If you go to another Tea Party event, bring it to my attention, because I do not see it. They don't do that stuff anymore.

VELSHI: All right. Are you -- one of the things that happened in the last several months, which maybe the Tea Party will come to regret over time, is the remarkable emphasis that was put on the debt ceiling debate --

CAIN: Right.

VELSHI: -- as opposed to the concentration on jobs. What if we had seen that kind of passion, that kind of energy, that kind of deadline, that kind of rhetoric, devoted to solving the jobs problem?

CAIN: The emphasis on not raising the debt ceiling, I agree with not raising the debt ceiling. Here's why, because if you continue to raise it, it's never going to stop. Secondly, we don't have a revenue problem in Washington, D.C. We have a spending problem.

VELSHI: But then why do you want to fix the tax code?

CAIN: Because --

VELSH: Why do you want to do the nine-nine-nine if we don't have revenue problem? That's a solution to a revenue problem.

CAIN: I want to not only get the same amount of revenue that we have now, but I want to boost that revenue. We need to boost the economy. And the biggest thing that's going to do --

(CROSSTALK)

VELSHI: Was that an admission that we have a bit of a revenue problem if you are saying you want to boost the revenue?

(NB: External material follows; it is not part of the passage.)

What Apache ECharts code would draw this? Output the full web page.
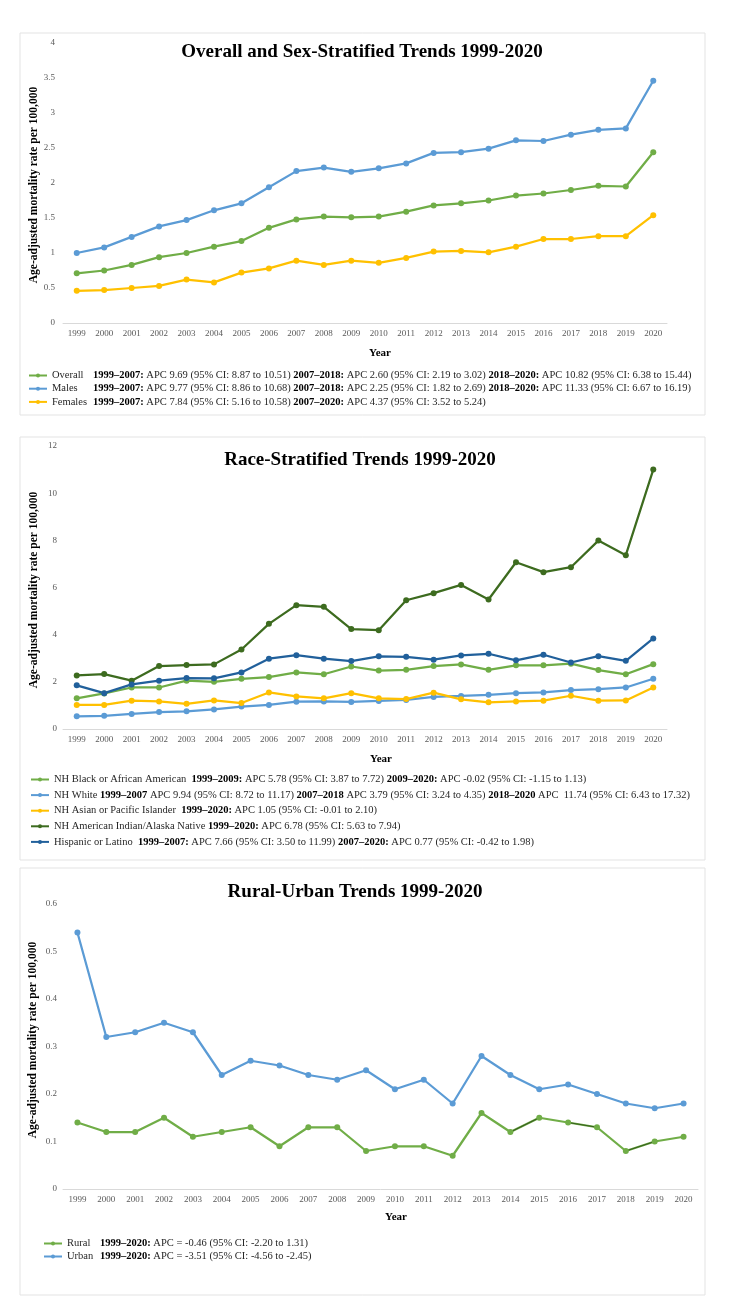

CAIN: No, it's not. We have a spending problem. Spending has increased exponentially in the last 30 months.

Revenue was just fine. It hasn't increased. Why? Because the engine of economic growth is the business sector. And there has been no fuel put in the engine.

That's what we need to do. That's what my nine-nine-nine plan would do.

VELSHI: Are you getting a boost at it tonight you think?

CAIN: Yes, I am going to get a boost at it tonight.

VELSHI: All right. We're going to --

CAIN: You want to know why? Let me tell you why -- because Herman Cain is still the only problem solver, nonpolitician in the group. And the American people are saying, we want somebody other than a politician.

VELSHI: We're going to look forward to watching you tonight. Thanks for coming and talking to us.

CAIN: It's a pleasure, Ali. Love it.